En appliquant la sanction de la déchéance des intérêts, la Cour de cassation nuance en fait l'effet novatoire de l'entrée en compte courant. Cette position est empreinte de réalisme : en tirer toutes les conséquences, y compris au niveau de la sanction, reviendrait à retirer toute efficacité à la sanction du défaut d'information des cautions. Il est néanmoins quelque peu artificiel de rendre compte du particularisme de fonctionnement du compte courant dans le contenu de l'information de la caution tout en refusant de le faire au niveau de la sanction elle-même.


(1) Voir arrêt cité par, Jurisclasseur Civil code, Fascicule 20, "novation", n° 51 : CA Limoges, 29 octobre 1991.
(2) Remarquons, même si cela n'est pas abordé en l'espèce, que la lettre d'information envoyée à la caution doit également mentionner la faculté de révocation de la caution et ses modalités d'exercice.

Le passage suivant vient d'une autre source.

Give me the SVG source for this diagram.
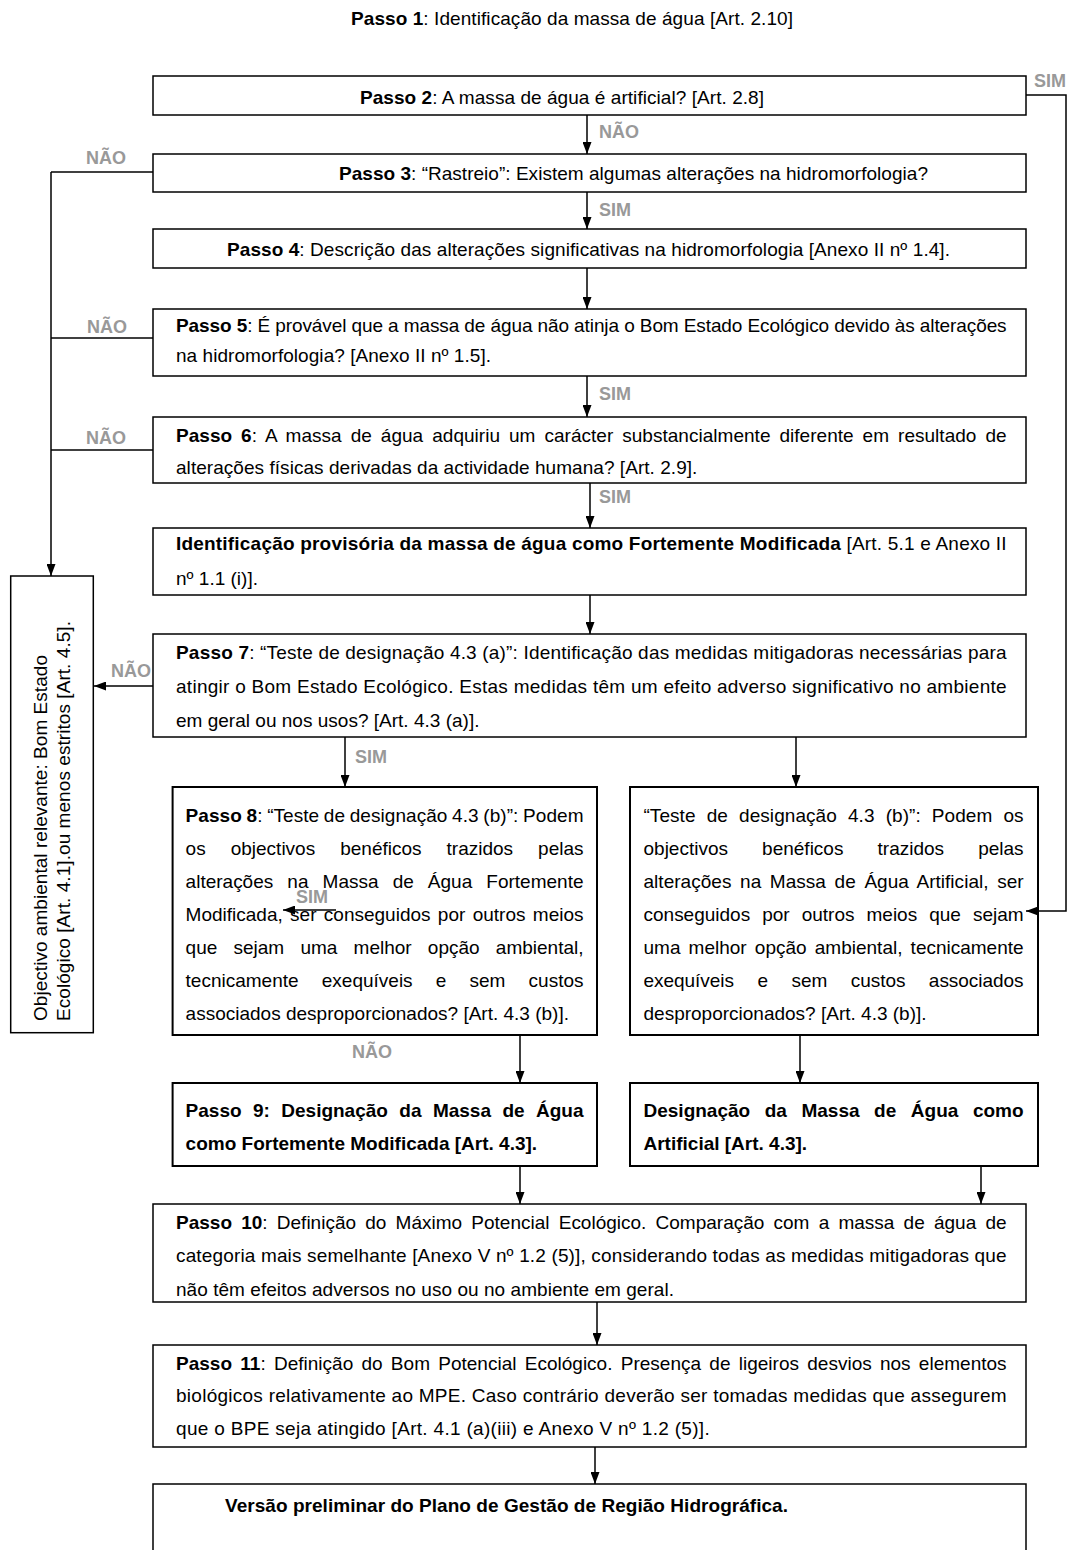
<svg xmlns="http://www.w3.org/2000/svg" width="1070" height="1550" viewBox="0 0 1070 1550">
<style>
.t{font-family:"Liberation Sans",Arial,sans-serif;font-size:19px;fill:#000}
.b{font-weight:bold}
.lbl{font-family:"Liberation Sans",Arial,sans-serif;font-size:18px;font-weight:bold;fill:#999}
.box{fill:#fff;stroke:#000;stroke-width:1.5}
.box2{fill:#fff;stroke:#000;stroke-width:2}
.c{stroke:#000;stroke-width:1.5;fill:none}
</style>
<defs>
<marker id="ah" markerUnits="userSpaceOnUse" markerWidth="12" markerHeight="9" refX="12" refY="4.5" orient="auto">
<path d="M0,0 L12,4.5 L0,9 z" fill="#000"/>
</marker>
</defs>
<rect width="1070" height="1550" fill="#fff"/>

<g id="passo1">
<text class="t" x="351" y="25" textLength="442" lengthAdjust="spacing"><tspan class="b">Passo 1</tspan>: Identificação da massa de água [Art. 2.10]</text>
</g>

<g id="passo2">
<rect class="box" x="153" y="76" width="873" height="39"/>
<text class="t" x="360" y="103.5" textLength="404" lengthAdjust="spacing"><tspan class="b">Passo 2</tspan>: A massa de água é artificial? [Art. 2.8]</text>
</g>

<g id="passo3">
<rect class="box" x="153" y="154" width="873" height="38"/>
<text class="t" x="339" y="180" textLength="589" lengthAdjust="spacing"><tspan class="b">Passo 3</tspan>: “Rastreio”: Existem algumas alterações na hidromorfologia?</text>
</g>

<g id="passo4">
<rect class="box" x="153" y="229" width="873" height="39"/>
<text class="t" x="227" y="256" textLength="723" lengthAdjust="spacing"><tspan class="b">Passo 4</tspan>: Descrição das alterações significativas na hidromorfologia [Anexo II nº 1.4].</text>
</g>

<g id="passo5">
<rect class="box" x="153" y="309" width="873" height="67"/>
<text class="t" x="176" y="332" textLength="830.6" lengthAdjust="spacing"><tspan class="b">Passo 5</tspan>: É provável que a massa de água não atinja o Bom Estado Ecológico devido às alterações</text>
<text class="t" x="176" y="362" textLength="315" lengthAdjust="spacing">na hidromorfologia? [Anexo II nº 1.5].</text>
</g>

<g id="passo6">
<rect class="box" x="153" y="417" width="873" height="66"/>
<text class="t" x="176" y="442" word-spacing="3.7" textLength="830.6" lengthAdjust="spacing"><tspan class="b">Passo 6</tspan>: A massa de água adquiriu um carácter substancialmente diferente em resultado de</text>
<text class="t" x="176" y="474" textLength="521.4" lengthAdjust="spacing">alterações físicas derivadas da actividade humana? [Art. 2.9].</text>
</g>

<g id="identificacao">
<rect class="box" x="153" y="528" width="873" height="67"/>
<text class="t" x="176" y="550" textLength="830.6" lengthAdjust="spacing"><tspan class="b">Identificação provisória da massa de água como Fortemente Modificada</tspan> [Art. 5.1 e Anexo II</text>
<text class="t" x="176" y="585" textLength="82" lengthAdjust="spacing">nº 1.1 (i)].</text>
</g>

<g id="objectivo">
<rect class="box" x="10.7" y="576" width="82.6" height="456.7"/>
<text class="t" transform="translate(46.5,1021) rotate(-90)" x="0" y="0" textLength="366" lengthAdjust="spacing">Objectivo ambiental relevante: Bom Estado</text>
<text class="t" transform="translate(70,1021) rotate(-90)" x="0" y="0" textLength="400" lengthAdjust="spacing">Ecológico [Art. 4.1].ou menos estritos [Art. 4.5].</text>
</g>

<g id="passo7">
<rect class="box" x="153" y="634" width="873" height="103"/>
<text class="t" x="176" y="659" textLength="830.6" lengthAdjust="spacing"><tspan class="b">Passo 7</tspan>: “Teste de designação 4.3 (a)”: Identificação das medidas mitigadoras necessárias para</text>
<text class="t" x="176" y="693" textLength="830.6" lengthAdjust="spacing">atingir o Bom Estado Ecológico. Estas medidas têm um efeito adverso significativo no ambiente</text>
<text class="t" x="176" y="727" textLength="303.5" lengthAdjust="spacing">em geral ou nos usos? [Art. 4.3 (a)].</text>
</g>

<g id="passo8">
<rect class="box2" x="172.6" y="787" width="424.4" height="248"/>
<text class="t" x="185.6" y="822" word-spacing="-0.64" textLength="397.9" lengthAdjust="spacing"><tspan class="b">Passo 8</tspan>: “Teste de designação 4.3 (b)”: Podem</text>
<text class="t" x="185.6" y="855" word-spacing="19.75" textLength="397.9" lengthAdjust="spacing">os objectivos benéficos trazidos pelas</text>
<text class="t" x="185.6" y="888" word-spacing="8.82" textLength="397.9" lengthAdjust="spacing">alterações na Massa de Água Fortemente</text>
<text class="t" x="185.6" y="921" word-spacing="2.08" textLength="397.9" lengthAdjust="spacing">Modificada, ser conseguidos por outros meios</text>
<text class="t" x="185.6" y="954" word-spacing="10.94" textLength="397.9" lengthAdjust="spacing">que sejam uma melhor opção ambiental,</text>
<text class="t" x="185.6" y="987" word-spacing="17.9" textLength="397.9" lengthAdjust="spacing">tecnicamente exequíveis e sem custos</text>
<text class="t" x="185.6" y="1020">associados desproporcionados? [Art. 4.3 (b)].</text>
</g>

<g id="teste-artificial">
<rect class="box2" x="630" y="787" width="408" height="248"/>
<text class="t" x="643.5" y="822" word-spacing="5.8" textLength="380.1" lengthAdjust="spacing">“Teste de designação 4.3 (b)”: Podem os</text>
<text class="t" x="643.5" y="855" word-spacing="28.85" textLength="380.1" lengthAdjust="spacing">objectivos benéficos trazidos pelas</text>
<text class="t" x="643.5" y="888" word-spacing="3.34" textLength="380.1" lengthAdjust="spacing">alterações na Massa de Água Artificial, ser</text>
<text class="t" x="643.5" y="921" word-spacing="6.74" textLength="380.1" lengthAdjust="spacing">conseguidos por outros meios que sejam</text>
<text class="t" x="643.5" y="954" word-spacing="2.89" textLength="380.1" lengthAdjust="spacing">uma melhor opção ambiental, tecnicamente</text>
<text class="t" x="643.5" y="987" word-spacing="18.22" textLength="380.1" lengthAdjust="spacing">exequíveis e sem custos associados</text>
<text class="t" x="643.5" y="1020">desproporcionados? [Art. 4.3 (b)].</text>
</g>

<g id="passo9">
<rect class="box2" x="172.6" y="1083" width="424.4" height="83"/>
<text class="t b" x="185.6" y="1117" word-spacing="6.13" textLength="397.9" lengthAdjust="spacing">Passo 9: Designação da Massa de Água</text>
<text class="t b" x="185.6" y="1150">como Fortemente Modificada [Art. 4.3].</text>
</g>

<g id="designacao-artificial">
<rect class="box2" x="630" y="1083" width="408" height="83"/>
<text class="t b" x="643.5" y="1117" word-spacing="9.3" textLength="380.1" lengthAdjust="spacing">Designação da Massa de Água como</text>
<text class="t b" x="643.5" y="1150">Artificial [Art. 4.3].</text>
</g>

<g id="passo10">
<rect class="box" x="153" y="1204" width="873" height="98"/>
<text class="t" x="176" y="1229" word-spacing="3.94" textLength="830.6" lengthAdjust="spacing"><tspan class="b">Passo 10</tspan>: Definição do Máximo Potencial Ecológico. Comparação com a massa de água de</text>
<text class="t" x="176" y="1262" textLength="830.6" lengthAdjust="spacing">categoria mais semelhante [Anexo V nº 1.2 (5)], considerando todas as medidas mitigadoras que</text>
<text class="t" x="176" y="1296" textLength="498" lengthAdjust="spacing">não têm efeitos adversos no uso ou no ambiente em geral.</text>
</g>

<g id="passo11">
<rect class="box" x="153" y="1345" width="873" height="102"/>
<text class="t" x="176" y="1370" word-spacing="2.95" textLength="830.6" lengthAdjust="spacing"><tspan class="b">Passo 11</tspan>: Definição do Bom Potencial Ecológico. Presença de ligeiros desvios nos elementos</text>
<text class="t" x="176" y="1402" textLength="830.6" lengthAdjust="spacing">biológicos relativamente ao MPE. Caso contrário deverão ser tomadas medidas que assegurem</text>
<text class="t" x="176" y="1435" textLength="533.7" lengthAdjust="spacing">que o BPE seja atingido [Art. 4.1 (a)(iii) e Anexo V nº 1.2 (5)].</text>
</g>

<g id="versao-preliminar">
<rect class="box" x="153" y="1484" width="873" height="90"/>
<text class="t b" x="225" y="1512" textLength="563" lengthAdjust="spacing">Versão preliminar do Plano de Gestão de Região Hidrográfica.</text>
</g>

<g id="connectors">
<line class="c" x1="587" y1="115" x2="587" y2="154" marker-end="url(#ah)"/>
<line class="c" x1="587" y1="192" x2="587" y2="229" marker-end="url(#ah)"/>
<line class="c" x1="587" y1="268" x2="587" y2="309" marker-end="url(#ah)"/>
<line class="c" x1="587" y1="376" x2="587" y2="417" marker-end="url(#ah)"/>
<line class="c" x1="590" y1="483" x2="590" y2="528" marker-end="url(#ah)"/>
<line class="c" x1="590" y1="595" x2="590" y2="634" marker-end="url(#ah)"/>
<polyline class="c" points="1026,95 1066,95 1066,911 1026,911" marker-end="url(#ah)"/>
<line class="c" x1="153" y1="172" x2="51" y2="172"/>
<line class="c" x1="153" y1="338" x2="51" y2="338"/>
<line class="c" x1="153" y1="450" x2="51" y2="450"/>
<line class="c" x1="51" y1="172" x2="51" y2="576" marker-end="url(#ah)"/>
<line class="c" x1="153" y1="686" x2="94" y2="686" marker-end="url(#ah)"/>
<line class="c" x1="345" y1="737" x2="345" y2="787" marker-end="url(#ah)"/>
<line class="c" x1="796" y1="737" x2="796" y2="787" marker-end="url(#ah)"/>
<line class="c" x1="336" y1="910" x2="283" y2="910" marker-end="url(#ah)"/>
<line class="c" x1="520" y1="1035" x2="520" y2="1083" marker-end="url(#ah)"/>
<line class="c" x1="800" y1="1035" x2="800" y2="1083" marker-end="url(#ah)"/>
<line class="c" x1="520" y1="1166" x2="520" y2="1204" marker-end="url(#ah)"/>
<line class="c" x1="981" y1="1166" x2="981" y2="1204" marker-end="url(#ah)"/>
<line class="c" x1="597" y1="1302" x2="597" y2="1345" marker-end="url(#ah)"/>
<line class="c" x1="595" y1="1447" x2="595" y2="1484" marker-end="url(#ah)"/>
<text class="lbl" x="1034" y="87">SIM</text>
<text class="lbl" x="599" y="138">NÃO</text>
<text class="lbl" x="599" y="216">SIM</text>
<text class="lbl" x="599" y="400">SIM</text>
<text class="lbl" x="599" y="503">SIM</text>
<text class="lbl" x="86" y="164">NÃO</text>
<text class="lbl" x="87" y="333">NÃO</text>
<text class="lbl" x="86" y="444">NÃO</text>
<text class="lbl" x="111" y="677">NÃO</text>
<text class="lbl" x="355" y="763">SIM</text>
<text class="lbl" x="296" y="903">SIM</text>
<text class="lbl" x="352" y="1058">NÃO</text>
</g>
</svg>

(3) Sur ce point, voir notamment, Cass. com., 26 juin 2001, n° 98-13.629, inédit (N° Lexbase : A7819ATR), F.-X. Licari, JCP éd G, 2002, II, 10043 : charge de la preuve de l'exécution de l'obligation d'information qui incombe à l'établissement de crédit.
(4) F.-X Licari, note préc..
(5) Sur cette question, voir notamment E. Richard, RDBF, mai 2011, étude 20, L'obligation d'information annuelle de la caution dirigeante.
(6) Entre outre, depuis la loi n° 99-532 du 25 juin 1999 (N° Lexbase : L2208DYG), "les paiements effectués par le débiteur principal, sont réputés, dans les rapports entre la caution et l'établissement, affectés prioritairement au règlement du principal de la dette".
(7) Sur ce point, voir la note de J. Ngafaounain, L'obligation d'information annuelle de la caution doit être respectée à l'égard des dirigeants sociaux et la sanction de la déchéance des intérêts en cas de manquement à cette obligation s'applique même lorsque ceux-ci ont été inscrits en compte courant, D., 1994, p. 177.